My sister called, to see how I was doing, she said she is a little worried about me. When I asked her why, she said it was because I have kept my cool and I haven't had a complete meltdown. The funny thing is that when Eric first left, I did have a complete meltdown. I blamed myself, and I let him scare me into thinking he was going to take the girls. I was beside myself. One day I woke up and said No More!!! It was very strange, like an Oprah "A Ha" moment. I began to take steps to get myself out of the " feeling sorry for myself" stage, and on the road to being someone my girls could be proud of, but most importantly, I wanted to be proud of myself!!!
Now here I am...I feel better than I ever have, I am happier than I have been in a long time, and I am moving on!!! There is no meltdown that is going to happen over Eric leaving me, there is still anger about how he went about it, and anger that the girls have changed a bit, but when I look at him, I wish him well, but there is nothing... I really don't think there has been anything for quite a while. I realized that today when someone I work with asked me about sex with him...she said that was what she was going to miss about her husband, because he could really " ring her bell". I looked at her and I said I haven't had that in a long time...for Eric and I it was mostly me pretending to be asleep, because he wanted it at 2 in the morning or at midnight, when I was already in bed. We stopped doing things together, there were no more dates nights, no more talking, we just coexisted and grew apart...

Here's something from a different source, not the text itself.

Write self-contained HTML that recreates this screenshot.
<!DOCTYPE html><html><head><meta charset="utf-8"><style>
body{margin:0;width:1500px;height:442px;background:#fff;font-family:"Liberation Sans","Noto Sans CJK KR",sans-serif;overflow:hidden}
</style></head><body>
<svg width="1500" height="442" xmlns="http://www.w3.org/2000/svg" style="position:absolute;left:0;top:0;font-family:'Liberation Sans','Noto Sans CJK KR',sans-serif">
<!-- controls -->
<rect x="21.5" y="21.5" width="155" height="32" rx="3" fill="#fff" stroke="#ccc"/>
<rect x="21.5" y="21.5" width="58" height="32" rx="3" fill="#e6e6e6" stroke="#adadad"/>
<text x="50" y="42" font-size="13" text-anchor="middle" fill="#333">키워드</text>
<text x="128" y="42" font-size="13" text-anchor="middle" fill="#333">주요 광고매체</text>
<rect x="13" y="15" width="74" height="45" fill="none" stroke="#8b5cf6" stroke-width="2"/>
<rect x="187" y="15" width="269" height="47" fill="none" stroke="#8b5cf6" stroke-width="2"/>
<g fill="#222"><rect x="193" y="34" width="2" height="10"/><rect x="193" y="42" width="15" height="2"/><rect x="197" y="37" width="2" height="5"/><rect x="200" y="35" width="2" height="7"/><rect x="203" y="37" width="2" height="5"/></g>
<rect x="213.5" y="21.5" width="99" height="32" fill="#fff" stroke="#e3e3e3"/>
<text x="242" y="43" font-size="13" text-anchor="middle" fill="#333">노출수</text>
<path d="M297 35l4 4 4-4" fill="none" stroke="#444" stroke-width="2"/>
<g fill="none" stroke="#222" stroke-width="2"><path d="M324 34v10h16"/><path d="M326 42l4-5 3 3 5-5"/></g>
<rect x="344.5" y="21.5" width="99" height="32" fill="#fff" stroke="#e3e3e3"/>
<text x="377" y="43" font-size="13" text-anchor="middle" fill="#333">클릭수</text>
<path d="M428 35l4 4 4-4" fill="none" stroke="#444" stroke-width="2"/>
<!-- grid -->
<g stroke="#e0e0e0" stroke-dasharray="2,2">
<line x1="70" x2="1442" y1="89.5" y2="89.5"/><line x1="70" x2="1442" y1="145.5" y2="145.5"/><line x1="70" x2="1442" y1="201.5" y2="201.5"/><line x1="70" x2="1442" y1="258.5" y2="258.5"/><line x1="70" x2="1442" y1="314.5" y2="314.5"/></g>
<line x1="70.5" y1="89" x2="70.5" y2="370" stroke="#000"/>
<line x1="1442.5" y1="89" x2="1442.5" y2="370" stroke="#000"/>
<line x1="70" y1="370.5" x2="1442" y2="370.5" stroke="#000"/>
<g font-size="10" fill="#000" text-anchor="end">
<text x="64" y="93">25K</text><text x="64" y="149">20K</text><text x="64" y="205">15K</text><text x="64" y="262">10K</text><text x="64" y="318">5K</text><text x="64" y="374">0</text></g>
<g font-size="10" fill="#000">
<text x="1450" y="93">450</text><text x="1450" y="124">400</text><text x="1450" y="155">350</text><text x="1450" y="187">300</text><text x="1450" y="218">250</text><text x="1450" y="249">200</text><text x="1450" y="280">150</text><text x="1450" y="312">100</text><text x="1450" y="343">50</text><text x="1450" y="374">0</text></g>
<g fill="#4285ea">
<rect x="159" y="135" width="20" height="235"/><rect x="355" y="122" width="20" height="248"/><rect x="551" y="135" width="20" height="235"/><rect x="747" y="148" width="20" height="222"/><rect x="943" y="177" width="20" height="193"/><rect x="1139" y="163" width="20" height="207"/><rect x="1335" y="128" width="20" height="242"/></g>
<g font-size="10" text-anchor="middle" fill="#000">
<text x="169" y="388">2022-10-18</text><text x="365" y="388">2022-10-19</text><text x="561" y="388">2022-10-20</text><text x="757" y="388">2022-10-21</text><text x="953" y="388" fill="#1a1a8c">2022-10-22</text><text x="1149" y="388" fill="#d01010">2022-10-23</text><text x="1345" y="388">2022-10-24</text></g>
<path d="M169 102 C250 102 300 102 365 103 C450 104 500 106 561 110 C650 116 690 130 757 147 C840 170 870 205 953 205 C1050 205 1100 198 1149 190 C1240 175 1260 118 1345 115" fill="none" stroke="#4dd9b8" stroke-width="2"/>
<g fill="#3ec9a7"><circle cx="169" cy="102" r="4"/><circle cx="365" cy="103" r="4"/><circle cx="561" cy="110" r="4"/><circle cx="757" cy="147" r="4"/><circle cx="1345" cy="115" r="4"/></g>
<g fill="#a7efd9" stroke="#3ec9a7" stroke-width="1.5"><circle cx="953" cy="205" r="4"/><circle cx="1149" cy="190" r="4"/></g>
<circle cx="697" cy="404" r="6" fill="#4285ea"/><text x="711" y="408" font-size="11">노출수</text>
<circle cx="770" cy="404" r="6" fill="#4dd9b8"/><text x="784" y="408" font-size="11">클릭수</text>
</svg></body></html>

Nowadays, I am relishing the fact that I am free to be myself...I can listen to the music I want to, I can eat sushi or Thai food, without being told it is nasty, I can watch what I want to watch. I am making decisions for myself, I am standing up for myself, and I am really liking who I have become. I don't regret being with Eric, we really did have some wonderful years, but it wasn't meant to be. We have 2 beautifully, spirited little girls and I with out him that would not have been possible. Now begins a new chapter in our lives, and I am happy with where I am going.

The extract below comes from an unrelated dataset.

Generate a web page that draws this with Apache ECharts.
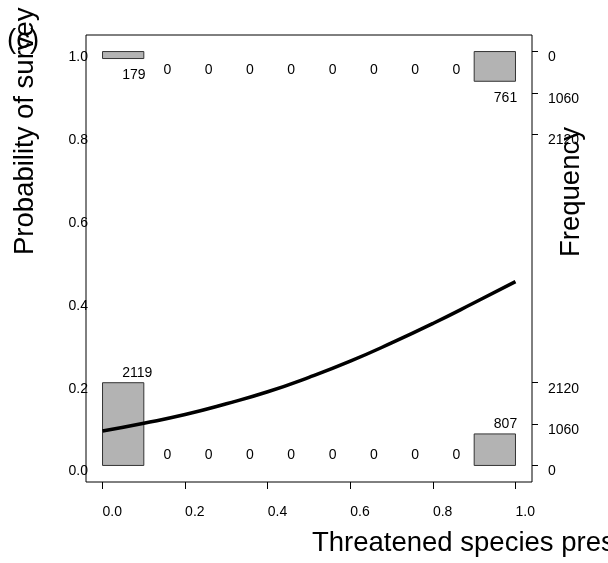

I have made some wonderful friends, I still talk to my East Coast friends and I have reconnected with some family members that I had lost touch with or just haven't kept in touch with well enough over the years. Since July, I have grown as a person ten fold!!! I still have my down moments, and I do think sometimes, the shoe is going to drop and I will have a complete meltdown, but it never seems to happen. What is happening, instead, is that I am living my life as I want to.